Last week this here mama got severely itchy feet.  I couldn't sit still, focus on my children, enjoy all that I usually do.  I needed to go somewhere, away.  Not sure what I was looking for, I declared I needed a "mama day,"  grabbed my camera, some snacks and water, and off I drove.  First I poked around a couple of old antique stores.


































I love going into these little old houses stuffed to the rafters with milk glass, door hinges, china, linens, furniture and myriad items I cannot begin to identify.  I only bought an old window this time which will be turned into a cold frame come next spring.  I thought that maybe what I'm looking for I will find in a little town (one with a good bakery, perhaps?)

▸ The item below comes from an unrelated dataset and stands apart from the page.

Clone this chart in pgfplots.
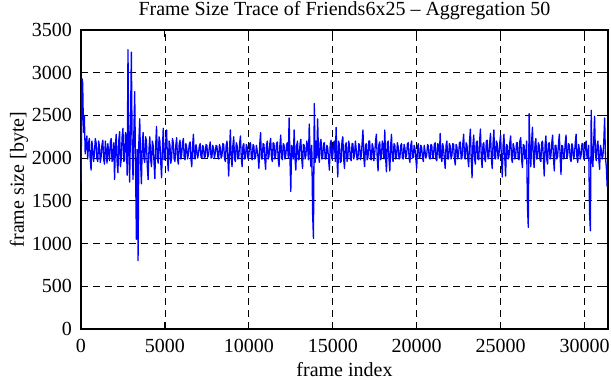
\documentclass[border=0pt]{standalone}
\usepackage{fontspec}
\setmainfont{Liberation Serif}
\usepackage{pgfplots}
\pgfplotsset{compat=1.18}
\begin{document}
\fontsize{20bp}{24bp}\selectfont
\begin{tikzpicture}
\begin{axis}[
  scale only axis,
  width=527bp, height=299bp,
  xmin=0, xmax=31400, ymin=0, ymax=3500,
  xtick={0,5000,...,30000},
  ytick={0,500,...,3500},
  /pgf/number format/assume math mode=true,
  /pgf/number format/1000 sep={},
  scaled x ticks=false, scaled y ticks=false,
  tick align=inside,
  major tick length=7bp,
  every tick/.style={black, line width=1.1bp},
  axis line style={line width=1.5bp},
  grid=major,
  major grid style={black, line width=0.8bp, dash pattern=on 7bp off 5bp},
  xticklabel style={anchor=base, inner sep=0, yshift=-23bp},
  yticklabel style={anchor=east, inner sep=0, xshift=-9bp},
  every axis title shift=0pt,
  title={Frame Size Trace of Friends6x25 -- Aggregation 50},
  title style={at={(axis description cs:0.5,1.050)}, anchor=base, inner sep=0},
  xlabel={frame index},
  xlabel style={at={(axis description cs:0.5,-0.1605)}, anchor=base, inner sep=0},
  ylabel={frame size [byte]},
  ylabel style={at={(axis description cs:-0.1082,0.5)}, anchor=base, inner sep=0},
]
\coordinate (O) at (rel axis cs:0,0);
\addplot[color={rgb,255:red,0;green,0;blue,255}, line width=1.3bp, line join=round, mark=none] coordinates {
(0,1720)(60,2930)(100,2880)(150,2300)(200,2500)(250,2050)(300,2150)(350,2260)(400,1990)(450,2180)(500,2230)(550,1980)(600,1860)(650,2200)(700,2100)(750,1960)(800,2050)(850,2230)(900,2180)(950,1990)
(1000,1960)(1050,2200)(1100,2140)(1150,1950)(1200,2020)(1250,2160)(1300,2210)(1350,1990)(1400,1930)(1450,2200)(1500,2090)(1550,1940)(1600,2170)(1650,2060)(1700,1970)(1750,2190)(1800,2230)(1850,1960)(1900,2010)(1950,2180)
(2000,1750)(2050,2150)(2100,2280)(2150,1960)(2200,1830)(2250,2200)(2300,2310)(2350,1900)(2400,1990)(2450,2250)(2500,2350)(2550,1960)(2600,1980)(2650,2300)(2700,2250)(2750,1800)(2800,3270)(2850,2050)(2900,1720)(2950,2400)
(3000,3240)(3050,2100)(3100,1750)(3150,2300)(3200,2780)(3250,1900)(3300,1050)(3350,2100)(3400,800)(3450,2200)(3500,2460)(3550,1950)(3600,1700)(3650,2150)(3700,2300)(3750,2000)(3800,1950)(3850,2250)(3900,2200)(3950,1900)
(4000,1750)(4050,2100)(4100,2250)(4150,1990)(4200,1900)(4250,2200)(4300,2150)(4350,1950)(4400,1760)(4450,2150)(4500,2370)(4550,2000)(4600,1940)(4650,2250)(4700,2200)(4750,1960)(4800,1770)(4850,2100)(4900,2350)(4950,1980)
(5000,2000)(5050,2200)(5100,2330)(5150,1990)(5200,1850)(5250,2200)(5300,2150)(5350,1940)(5400,2000)(5450,2230)(5500,2180)(5550,1990)(5600,1960)(5650,2150)(5700,2240)(5750,2000)(5800,1930)(5850,2160)(5900,2210)(5950,1990)
(6000,2040)(6050,2180)(6100,2230)(6150,2000)(6200,1980)(6250,2170)(6300,2120)(6350,1990)(6400,2050)(6450,2160)(6500,2190)(6550,1990)(6600,1900)(6650,2150)(6700,2280)(6750,2010)(6800,1990)(6850,2160)(6900,2100)(6950,2000)
(7000,2050)(7050,2140)(7100,2170)(7150,2010)(7200,2000)(7250,2150)(7300,2130)(7350,2000)(7400,2020)(7450,2160)(7500,2150)(7550,2010)(7600,2040)(7650,2130)(7700,2190)(7750,2000)(7800,2010)(7850,2150)(7900,2110)(7950,2000)
(8000,2060)(8050,2150)(8100,2140)(8150,2020)(8200,1990)(8250,2160)(8300,2120)(8350,2000)(8400,2030)(8450,2170)(8500,2160)(8550,2000)(8600,1960)(8650,2150)(8700,2200)(8750,2010)(8800,1790)(8850,2100)(8900,2330)(8950,2000)
(9000,1900)(9050,2150)(9100,2250)(9150,1990)(9200,1960)(9250,2180)(9300,2150)(9350,1990)(9400,2010)(9450,2170)(9500,2260)(9550,2000)(9600,1900)(9650,2150)(9700,2170)(9750,1990)(9800,2000)(9850,2160)(9900,2130)(9950,1990)
(10000,2030)(10050,2170)(10100,2180)(10150,2000)(10200,1980)(10250,2160)(10300,2140)(10350,1990)(10400,2010)(10450,2150)(10500,2090)(10550,2010)(10600,1880)(10650,2160)(10700,2300)(10750,1990)(10800,1990)(10850,2170)(10900,2160)(10950,1990)
(11000,1870)(11050,2150)(11100,2200)(11150,1990)(11200,2020)(11250,2170)(11300,2230)(11350,2000)(11400,1960)(11450,2180)(11500,2170)(11550,1990)(11600,2030)(11650,2170)(11700,2190)(11750,1990)(11800,1900)(11850,2150)(11900,2270)(11950,2000)
(12000,1980)(12050,2170)(12100,2150)(12150,1990)(12200,2030)(12250,2160)(12300,2180)(12350,2000)(12400,2470)(12450,2000)(12500,1610)(12550,2150)(12600,2120)(12650,1990)(12700,2330)(12750,2000)(12800,1860)(12850,2150)(12900,2200)(12950,1980)
(13000,1990)(13050,2170)(13100,2220)(13150,2000)(13200,1880)(13250,2160)(13300,2150)(13350,1990)(13400,2030)(13450,2200)(13500,2140)(13550,1980)(13600,2400)(13650,2050)(13700,1900)(13750,2150)(13800,1350)(13850,1060)(13900,2640)(13950,1950)
(14000,2200)(14050,2000)(14100,2460)(14150,2050)(14200,1950)(14250,2180)(14300,2220)(14350,1990)(14400,2000)(14450,2170)(14500,2180)(14550,1990)(14600,1990)(14650,2150)(14700,2120)(14750,1990)(14800,1860)(14850,2170)(14900,2210)(14950,1990)
(15000,2030)(15050,2180)(15100,2200)(15150,1960)(15200,2360)(15250,2000)(15300,1780)(15350,2200)(15400,2150)(15450,1950)(15500,1960)(15550,2200)(15600,2250)(15650,1990)(15700,1880)(15750,2150)(15800,2180)(15850,1960)(15900,2010)(15950,2200)
(16000,2140)(16050,1990)(16100,1970)(16150,2170)(16200,2170)(16250,1990)(16300,2040)(16350,2200)(16400,2100)(16450,1980)(16500,1990)(16550,2170)(16600,2150)(16650,1980)(16700,2030)(16750,2180)(16800,2330)(16850,2000)(16900,1900)(16950,2150)
(17000,2170)(17050,1980)(17100,2010)(17150,2200)(17200,2200)(17250,1990)(17300,1980)(17350,2170)(17400,2130)(17450,1970)(17500,2050)(17550,2200)(17600,2280)(17650,2000)(17700,1850)(17750,2160)(17800,2190)(17850,1980)(17900,2000)(17950,2200)
(18000,2150)(18050,1990)(18100,2330)(18150,2000)(18200,1840)(18250,2170)(18300,2200)(18350,1990)(18400,1850)(18450,2150)(18500,2280)(18550,2000)(18600,1960)(18650,2170)(18700,2150)(18750,1990)(18800,2020)(18850,2180)(18900,2130)(18950,1990)
(19000,2000)(19050,2150)(19100,2170)(19150,2000)(19200,1990)(19250,2160)(19300,2120)(19350,2000)(19400,2040)(19450,2170)(19500,2180)(19550,2000)(19600,1950)(19650,2150)(19700,2200)(19750,2000)(19800,2010)(19850,2150)(19900,2110)(19950,1990)
(20000,1880)(20050,2130)(20100,2170)(20150,2000)(20200,2010)(20250,2150)(20300,2120)(20350,2000)(20400,1960)(20450,2150)(20500,2080)(20550,2000)(20600,2040)(20650,2160)(20700,2140)(20750,2000)(20800,1990)(20850,2160)(20900,2150)(20950,2000)
(21000,2010)(21050,2160)(21100,2180)(21150,1990)(21200,1970)(21250,2170)(21300,2150)(21350,2000)(21400,2290)(21450,2010)(21500,1960)(21550,2170)(21600,2120)(21650,1990)(21700,1880)(21750,2150)(21800,2200)(21850,1990)(21900,1990)(21950,2170)
(22000,2140)(22050,1990)(22100,2030)(22150,2170)(22200,2160)(22250,1990)(22300,1920)(22350,2160)(22400,2130)(22450,1990)(22500,2050)(22550,2180)(22600,2190)(22650,1990)(22700,2000)(22750,2170)(22800,2280)(22850,2000)(22900,1990)(22950,2180)
(23000,2150)(23050,1990)(23100,1900)(23150,2200)(23200,2340)(23250,2000)(23300,1770)(23350,2150)(23400,2270)(23450,1990)(23500,1930)(23550,2180)(23600,2200)(23650,1990)(23700,1980)(23750,2200)(23800,2340)(23850,2000)(23900,1890)(23950,2160)
(24000,2180)(24050,1990)(24100,1960)(24150,2200)(24200,2210)(24250,1990)(24300,2020)(24350,2180)(24400,2290)(24450,2000)(24500,1880)(24550,2170)(24600,2330)(24650,2000)(24700,1990)(24750,2200)(24800,2170)(24850,1990)(24900,2030)(24950,2180)
(25000,2270)(25050,1990)(25100,1780)(25150,2150)(25200,2280)(25250,2000)(25300,1790)(25350,2160)(25400,2150)(25450,1990)(25500,2010)(25550,2180)(25600,2260)(25650,2000)(25700,1950)(25750,2170)(25800,2130)(25850,1990)(25900,2020)(25950,2180)
(26000,2180)(26050,1990)(26100,1980)(26150,2200)(26200,2240)(26250,1990)(26300,1890)(26350,2160)(26400,2150)(26450,1990)(26500,2030)(26550,2200)(26600,1440)(26650,1190)(26700,2520)(26750,2100)(26800,1900)(26850,2200)(26900,2360)(26950,2000)
(27000,1890)(27050,2170)(27100,2230)(27150,1990)(27200,2000)(27250,2180)(27300,2150)(27350,1980)(27400,1960)(27450,2180)(27500,2200)(27550,2000)(27600,1790)(27650,2150)(27700,2260)(27750,1990)(27800,1930)(27850,2170)(27900,2180)(27950,1990)
(28000,2030)(28050,2180)(28100,2270)(28150,2000)(28200,1850)(28250,2150)(28300,2150)(28350,1990)(28400,2020)(28450,2170)(28500,2280)(28550,2000)(28600,1810)(28650,2150)(28700,2140)(28750,1990)(28800,2010)(28850,2180)(28900,2270)(28950,2000)
(29000,2040)(29050,2170)(29100,2150)(29150,1990)(29200,1960)(29250,2170)(29300,2120)(29350,1990)(29400,2040)(29450,2180)(29500,2280)(29550,2000)(29600,1950)(29650,2160)(29700,2100)(29750,1990)(29800,2040)(29850,2170)(29900,2170)(29950,1990)
(30000,2000)(30050,2170)(30100,2200)(30150,2000)(30200,2050)(30250,2150)(30300,1360)(30350,1150)(30400,2560)(30450,2000)(30500,1900)(30550,2200)(30600,2490)(30650,2050)(30700,1970)(30750,2150)(30800,2200)(30850,1990)(30900,1870)(30950,2150)
(31000,2100)(31050,1990)(31100,2030)(31150,2200)(31200,2470)(31250,2000)(31300,1900)(31350,1670)(31400,1680)
};
\end{axis}
\pgfresetboundingbox
\path (O) ++(-81bp,-51bp) rectangle ++(611bp,380bp);
\end{tikzpicture}
\end{document}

I am still enchanted by the little white homes you find scattered throughout small New England towns.  They are often decorated with flower gardens, or flags like this one.  After living in the suburbs for so many years, I still think of these as "real" houses.  They have held so many lives within them.  Happy memories, sad occasions, many, many meals shared, children arriving and leaving to make their own lives.  Somehow it always seems that these houses have held onto some of the history of their inhabitants and have become just a little ensouled themselves.  I keep thinking of what stories they might tell if they could...

Well, the bakery was closed that day, so I kept on driving along winding country roads.


























I stopped near a swamp.  There are places like this all over.  They always come as a little surprise, when you suddenly leave the shady forest and come out into the sunshine.  I keep hoping that one day I will see a moose in one of these spots.  But not today.


























The cold water in the brooks and streams is still inviting in late August while the days are still hot.  But in the late afternoon a little chill begins to creep in, so no wading for me this time...


























As I kept driving along a small road lined with an old stone wall overgrown with ferns, I kept yearning to see the sunlight slant just so through the trees.  And then I realized what I had been looking for all this time:  the last of the summer sun, still warm but already lower in the sky.  It is the kind of light you want to pocket to pull out and remember in February, this delicate brightness that brings with it long shadows and makes the time-worn deep greens of the forest so luminous and lively.  I had come all this way, driving, to load up on sunlight, the kind that we will not see again until April or May next year.  This light tells me that it's almost time to think about soups and wool socks and layers, but not quite. Summer is leaving, but I'll be holding on to every last ray of sunshine until it's gone.